- Genre: Drama
- Created by: Estela Renner; Marcos Nisti;
- Starring: Débora Falabella; Taís Araújo; Leandra Leal; Camila Pitanga; Luiz Carlos Vasconcelos; Thainá Duarte; Vitor Thiré;
- Opening theme: "Se Identifica", A's Trincas
- Country of origin: Brazil
- Original language: Portuguese
- No. of seasons: 2
- No. of episodes: 20

Production
- Producers: Pryka Almeida; Marcos Nisti; Luana Lobo; Estela Renner;
- Cinematography: Breno Cunha
- Production companies: Estúdios Globo; Maria Farinha Filmes;

Original release
- Network: Globoplay
- Release: July 2, 2019 – present

= Aruanas =

Brazilian television series

Aruanas is a Brazilian thriller drama web television series created by Estela Renner and Marcos Nisti and produced by Estúdios Globo in association with Maria Farinha Filmes for Globoplay.

The series is centered on Luiza (Leandra Leal), Natalie (Debora Falabella) and Verônica (Taís Araújo) who are the founders of an NGO for environmental protection. Together with intern Clara (Thainá Duarte), they start investigating an anonymous tip that points to a series of evidence linking a powerful mining company to illegal miners in the Amazon rainforest.

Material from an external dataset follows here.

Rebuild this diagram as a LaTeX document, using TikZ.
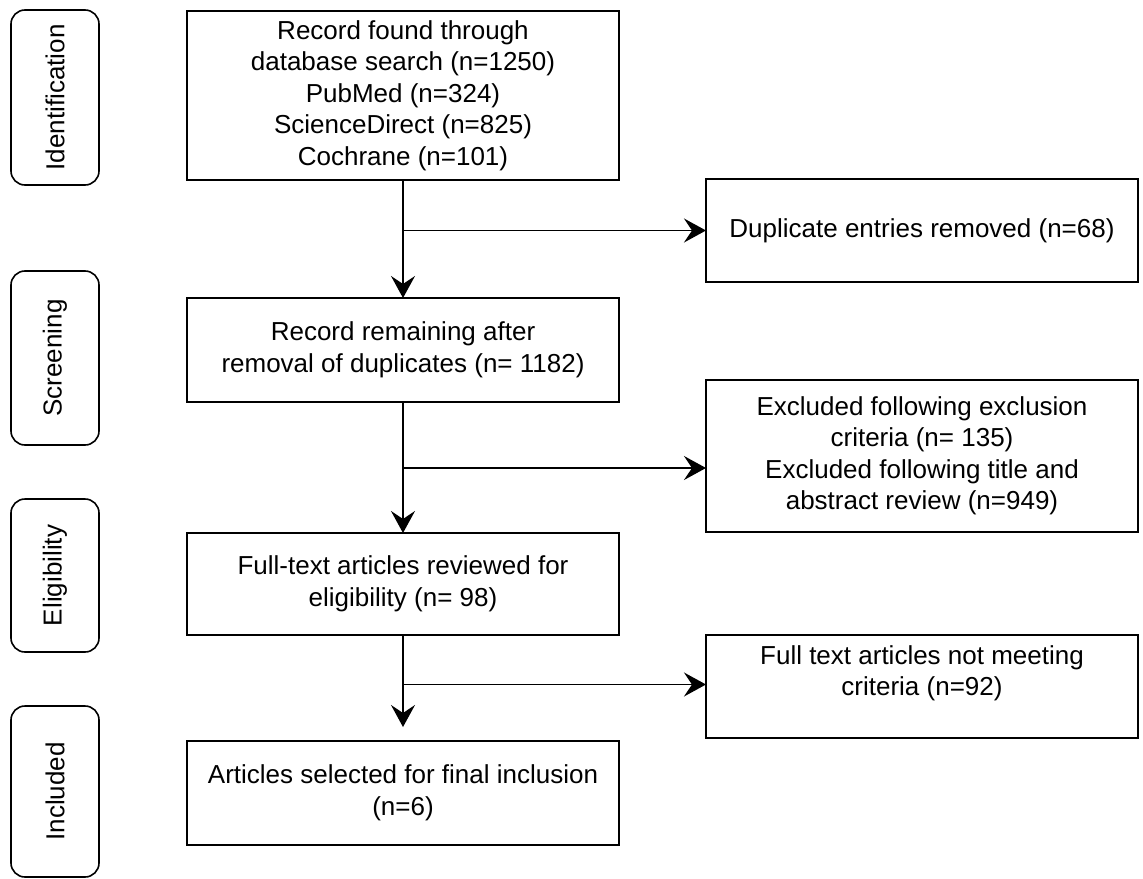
\documentclass[tikz,border=0pt]{standalone}
\usepackage{fontspec}
\setmainfont{Liberation Sans}
\usetikzlibrary{arrows.meta,calc}
\begin{document}
\begin{tikzpicture}[x=1pt,y=-1pt,
  txt/.style={font=\fontsize{26}{31.5}\selectfont, align=center},
  stagebox/.style={draw, line width=1.6pt, rounded corners=14pt, minimum width=88pt, inner sep=0pt, outer sep=0pt, font=\fontsize{26}{31.5}\selectfont},
  mainbox/.style={draw, line width=1.6pt, minimum width=432pt, inner sep=0pt, outer sep=0pt, txt},
  conn/.style={line width=1.5pt},
  arr/.style={line width=1.5pt, -{Stealth[length=22pt, width=24pt, inset=8pt]}}
]
\useasboundingbox (0,0) rectangle (1143,878);
% stage labels
\node[stagebox, minimum height=175pt] (sid) at (55,97.5) {\rotatebox{90}{Identification}};
\node[stagebox, minimum height=174pt] (sscr) at (55,358) {\rotatebox{90}{Screening}};
\node[stagebox, minimum height=153pt] (seli) at (55,575.5) {\rotatebox{90}{Eligibility}};
\node[stagebox, minimum height=171pt] (sinc) at (55,791.5) {\rotatebox{90}{Included}};
% main column
\node[mainbox, minimum height=169pt] (rec) at (403,95.5) {Record found through\\database search (n=1250)\\PubMed (n=324)\\ScienceDirect (n=825)\\Cochrane (n=101)};
\node[mainbox, minimum height=104pt] (rem) at (403,350) {Record remaining after\\removal of duplicates (n= 1182)};
\node[mainbox, minimum height=102pt] (full) at (403,584) {Full-text articles reviewed for\\eligibility (n= 98)};
\node[mainbox, minimum height=104pt] (art) at (403,793) {Articles selected for final inclusion\\(n=6)};
% right column
\node[mainbox, minimum height=103pt] (dup) at (922,230.5) {Duplicate entries removed (n=68)};
\node[mainbox, minimum height=152pt] (exc) at (922,456) {Excluded following exclusion\\criteria (n= 135)\\Excluded following title and\\abstract review (n=949)};
\node[mainbox, minimum height=103pt] (ftx) at (922,686.5) {Full text articles not meeting\\criteria (n=92)\\\mbox{}};
% connectors
\draw[arr] (rec.south) -- (rem.north);
\coordinate (b1) at (rec.south |- dup.west);
\draw[arr] (b1) -- (dup.west);
\draw[arr] (rem.south) -- (full.north);
\coordinate (e2) at ($(exc.west)+(0,12)$);
\coordinate (b2) at (rem.south |- e2);
\draw[arr] (b2) -- (e2);
\draw[arr, shorten >=14pt] (full.south) -- (art.north);
\coordinate (e3) at ($(ftx.west)+(0,-2)$);
\coordinate (b3) at (full.south |- e3);
\draw[arr] (b3) -- (e3);
\end{tikzpicture}
\end{document}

The first season, consisting of 10 episodes, became available for streaming on July 2, 2019. With the technical advisor of Greenpeace and the support of other ENGOs, the series is the first original production of Globoplay that was released internationally through a Vimeo-powered platform. The second season premiered on November 25, 2021.

==Cast and characters==
- Débora Falabella as Natalie Lima Melo
- Taís Araújo as Verônica Muniz
- Leandra Leal as Luiza Laes
- Camila Pitanga as Olga Ribeiro
- Luiz Carlos Vasconcelos as Miguel
- Thainá Duarte as Clara
- Vitor Thiré as André

== Production ==
===Conception===
The co-producer Ana Lúcia Villela stated that the inspiration for the series came from the concern with climate change and the Amazon rainforest. Written by Estela Renner and Marcos Nisti, with the collaboration of Pedro Barros, the production intended to focus mainly on the role of activists. Under the artistic direction of Carlos Manga Jr., and the direction of Estela, the series relied on Greenpeace consultancy and with the support of other 28 human and environmental rights organizations with global presence.

=== Casting ===
In July 2018, Débora Falabella, Taís Araújo and Leandra Leal were announced as being cast for the lead characters. In November 2018, Ravel Andrade, Marcos de Andrade, Daniel Ribeiro, Gustavo Falcão and Bruno Padil joined the cast of the series. In December, Camila Pitanga had joined the cast as the villain character Olga.

== Reception ==
The President of the United Nations General Assembly, María Fernanda Espinosa, praised the production. "We must all be an Aruana, sentinels of our forests. The series shows the strength and determination of women and the need for everyone to get involved with sustainability, to live a life with dignity based on generosity with the others and with other species of our planet".

== Marketing ==
Aruanas had a presentation panel at the Comic Con Experience in São Paulo on December 7, 2018, with the presence of the protagonists Débora Falabella, Leandra Leal, Camila Pitanga and Taís Araújo alongside the director Carlos Manga Jr and the writers Marcos Nisti and Estela Renner.

Several screenings of the series took place prior to its release. The first screening took place at the Electric Cinema, Notting Hill in London, on June 18, 2019, with the presence of actress Debora Falabella. The exhibition was followed by a panel that counted with the participation of representatives from Greenpeace, Amnesty International and the United Nations Environment Programme. The second screening took place at Angelika Film Center in New York City, on June 24, 2019, with the presence of actress Taís Araújo.